That's bad news, since choline is an essential nutrient. While your body is capable of producing tiny amounts of the stuff, you need to get the majority of your choline through food. Thing is, most of us have no idea what it is—or why it matters. Only 10% of health professionals (including registered dieticians) recommend choline to their patients, according to one Nutrition Reviews analysis. Which could have something to do with the fact that the majority of us don't get enough of the stuff.
What exactly does choline do? For starters, it plays an important role in fat metabolism. "Without choline and the reactions it contributes to in the body, fat and cholesterol build up and accumulate in the liver, instead of being transported to the bloodstream," says registered dietician Sarah Pflugradt.
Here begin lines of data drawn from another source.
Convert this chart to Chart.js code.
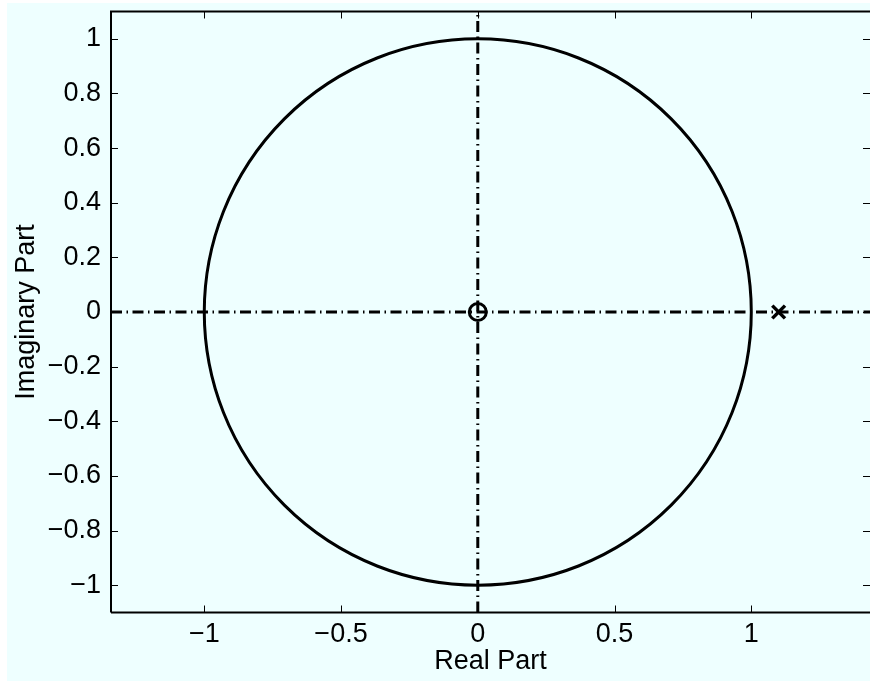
<!DOCTYPE html>
<html>
<head>
<meta charset="utf-8">
<title>Pole-zero plot</title>
<script src="https://cdn.jsdelivr.net/npm/chart.js@4.4.1/dist/chart.umd.min.js"></script>
<style>
    html, body { margin: 0; padding: 0; background: #ffffff; }
    #pz { display: block; }
</style>
</head>
<body>
<canvas id="pz" width="870" height="681" style="width:870px;height:681px"></canvas>
<script>
    "use strict";

    // Axis limits and ticks
    var xLimits = [-1.341, 1.434];
    var yLimits = [-1.1, 1.1];
    var xTicks = [-1, -0.5, 0, 0.5, 1];
    var yTicks = [-1, -0.8, -0.6, -0.4, -0.2, 0, 0.2, 0.4, 0.6, 0.8, 1];

    // Zeros and poles
    var zerosRe = [0];
    var zerosIm = [0];
    var polesRe = [1.1];
    var polesIm = [0];

    // Unit circle (center + radius)
    var circleCenter = [0, 0];
    var circleRadius = [1];

    var FONT = "'Liberation Sans', Arial, Helvetica, sans-serif";
    var BG = "rgb(238, 255, 255)";

    function pts(xs, ys) {
        return xs.map(function (x, i) { return {x: x, y: ys[i]}; });
    }

    function fmt(v) {
        var s = String(Math.round(v * 100) / 100);
        return s.replace('-', '\u2212');
    }

    function noPad(s) {
        s.paddingTop = 0;
        s.paddingBottom = 0;
        s.paddingLeft = 0;
        s.paddingRight = 0;
    }

    // Background + frame + inside ticks + unit circle
    var decor = {
        id: 'decor',
        beforeDraw: function (chart) {
            var ctx = chart.ctx;
            ctx.save();
            ctx.fillStyle = BG;
            ctx.fillRect(7, 3, chart.width - 7, chart.height - 3);
            ctx.restore();
        },
        beforeDatasetsDraw: function (chart) {
            var ctx = chart.ctx, xs = chart.scales.x, ys = chart.scales.y;
            var a = chart.chartArea;
            var cx = xs.getPixelForValue(circleCenter[0]);
            var cy = ys.getPixelForValue(circleCenter[1]);
            var rx = xs.getPixelForValue(circleCenter[0] + circleRadius[0]) - cx;
            var ry = cy - ys.getPixelForValue(circleCenter[1] + circleRadius[0]);
            ctx.save();
            ctx.beginPath();
            ctx.rect(a.left, a.top, a.right - a.left, a.bottom - a.top);
            ctx.clip();
            ctx.beginPath();
            ctx.ellipse(cx, cy, rx, ry, 0, 0, Math.PI * 2);
            ctx.lineWidth = 3;
            ctx.strokeStyle = '#000';
            ctx.stroke();
            ctx.restore();
        },
        afterDraw: function (chart) {
            var ctx = chart.ctx, xs = chart.scales.x, ys = chart.scales.y;
            var a = chart.chartArea;
            var tl = 7;
            ctx.save();
            ctx.strokeStyle = '#000';
            ctx.lineWidth = 1;
            xTicks.forEach(function (v) {
                var px = Math.round(xs.getPixelForValue(v)) + 0.5;
                ctx.beginPath();
                ctx.moveTo(px, a.bottom); ctx.lineTo(px, a.bottom - tl);
                ctx.moveTo(px, a.top); ctx.lineTo(px, a.top + tl);
                ctx.stroke();
            });
            yTicks.forEach(function (v) {
                var py = Math.round(ys.getPixelForValue(v)) + 0.5;
                ctx.beginPath();
                ctx.moveTo(a.left, py); ctx.lineTo(a.left + tl, py);
                ctx.moveTo(a.right, py); ctx.lineTo(a.right - tl, py);
                ctx.stroke();
            });
            ctx.lineWidth = 2;
            ctx.beginPath();
            ctx.moveTo(a.left, a.bottom);
            ctx.lineTo(a.left, a.top);
            ctx.lineTo(a.right, a.top);
            ctx.moveTo(a.left, a.bottom);
            ctx.lineTo(a.right, a.bottom);
            ctx.stroke();
            ctx.restore();
        }
    };

    var dashDot = [11, 4.5, 1.5, 4.5];

    var ctx = document.getElementById('pz').getContext('2d');
    var chart = new Chart(ctx, {
        type: 'scatter',
        data: {
            datasets: [{
                label: 'Zeros',
                data: pts(zerosRe, zerosIm),
                pointStyle: 'circle',
                pointRadius: 8.5,
                borderColor: '#000',
                backgroundColor: 'rgba(0,0,0,0)',
                borderWidth: 3,
                showLine: false
            }, {
                label: 'Poles',
                data: pts(polesRe, polesIm),
                pointStyle: 'crossRot',
                pointRadius: 9,
                borderColor: '#000',
                borderWidth: 3.5,
                showLine: false
            }, {
                label: 'Real axis',
                data: pts(xLimits, [0, 0]),
                showLine: true,
                borderColor: '#000',
                borderWidth: 3,
                borderDash: dashDot,
                pointRadius: 0
            }, {
                label: 'Imag axis',
                data: pts([0, 0], yLimits),
                showLine: true,
                borderColor: '#000',
                borderWidth: 3,
                borderDash: dashDot,
                pointRadius: 0
            }]
        },
        options: {
            responsive: false,
            maintainAspectRatio: false,
            devicePixelRatio: 1,
            animation: false,
            layout: {
                autoPadding: false,
                padding: { top: 11.5, right: 0, left: 0, bottom: 0 }
            },
            plugins: {
                legend: { display: false },
                tooltip: { enabled: false }
            },
            scales: {
                x: {
                    type: 'linear',
                    min: xLimits[0],
                    max: xLimits[1],
                    grid: { display: false, drawTicks: false },
                    border: { display: false },
                    afterBuildTicks: function (s) {
                        s.ticks = xTicks.map(function (v) { return {value: v}; });
                    },
                    afterFit: function (s) { s.height = 68.5; noPad(s); },
                    ticks: {
                        color: '#000',
                        padding: 6,
                        maxRotation: 0,
                        autoSkip: false,
                        font: { family: FONT, size: 27 },
                        callback: function (v) { return fmt(v); }
                    },
                    title: {
                        display: true,
                        text: 'Real Part',
                        color: '#000',
                        padding: 3,
                        font: { family: FONT, size: 27 }
                    }
                },
                y: {
                    type: 'linear',
                    min: yLimits[0],
                    max: yLimits[1],
                    grid: { display: false, drawTicks: false },
                    border: { display: false },
                    afterBuildTicks: function (s) {
                        s.ticks = yTicks.map(function (v) { return {value: v}; });
                    },
                    afterFit: function (s) { s.width = 111; noPad(s); },
                    ticks: {
                        color: '#000',
                        padding: 10,
                        autoSkip: false,
                        font: { family: FONT, size: 27 },
                        callback: function (v) { return fmt(v); }
                    },
                    title: {
                        display: true,
                        text: 'Imaginary Part',
                        color: '#000',
                        padding: 10.8,
                        font: { family: FONT, size: 27 }
                    }
                }
            }
        },
        plugins: [decor]
    });
</script>
</body>
</html>
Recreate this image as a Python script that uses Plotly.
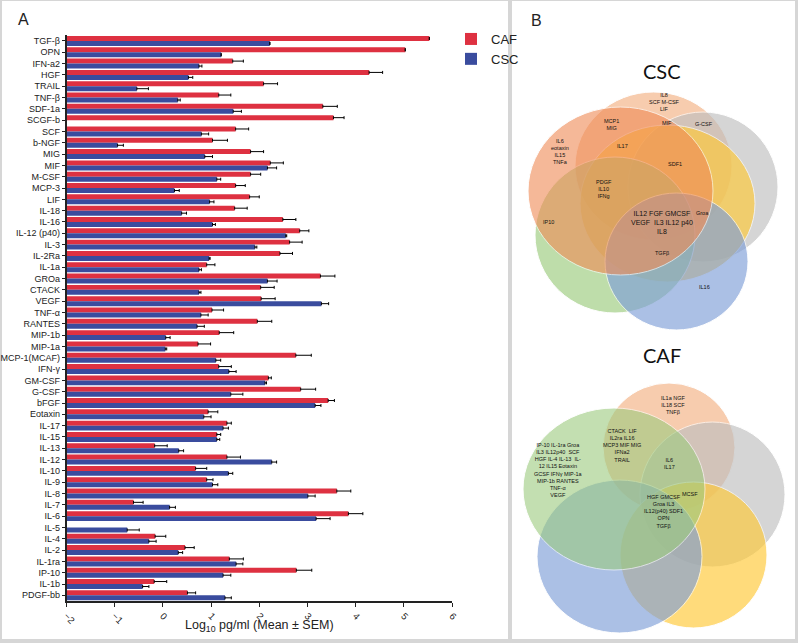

That's really important, because as fat and cholesterol build up in the liver, you're at higher risk for developing nonalcoholic fatty liver disease—a condition that's closely linked to metabolic syndrome.
There's more. "Choline's role is wide-reaching," says Pflugradt. The nutrient appears to play a role in fighting levels of inflammatory markers that are linked to heart diseases, studies show. It also appears to play a role in brain health, boosting cognitive functions like verbal and visual memory and motor speed in older adults. Emerging research even suggests that adequate choline intake could reduce the risk of breast cancer.
And unlike some other Very Important Nutrients (we're looking at you, vitamin D), choline is fairly easy to find—as long as you know where to look. Egg yolks are choline powerhouses, delivering around 35% of the choline you need in a day. (Women should aim for 425 mg choline per day, while men need 550 mg, says the Institute of Medicine.) Other good sources include beef, scallops, salmon, and chicken, along with broccoli, brussels sprouts, and peanut butter.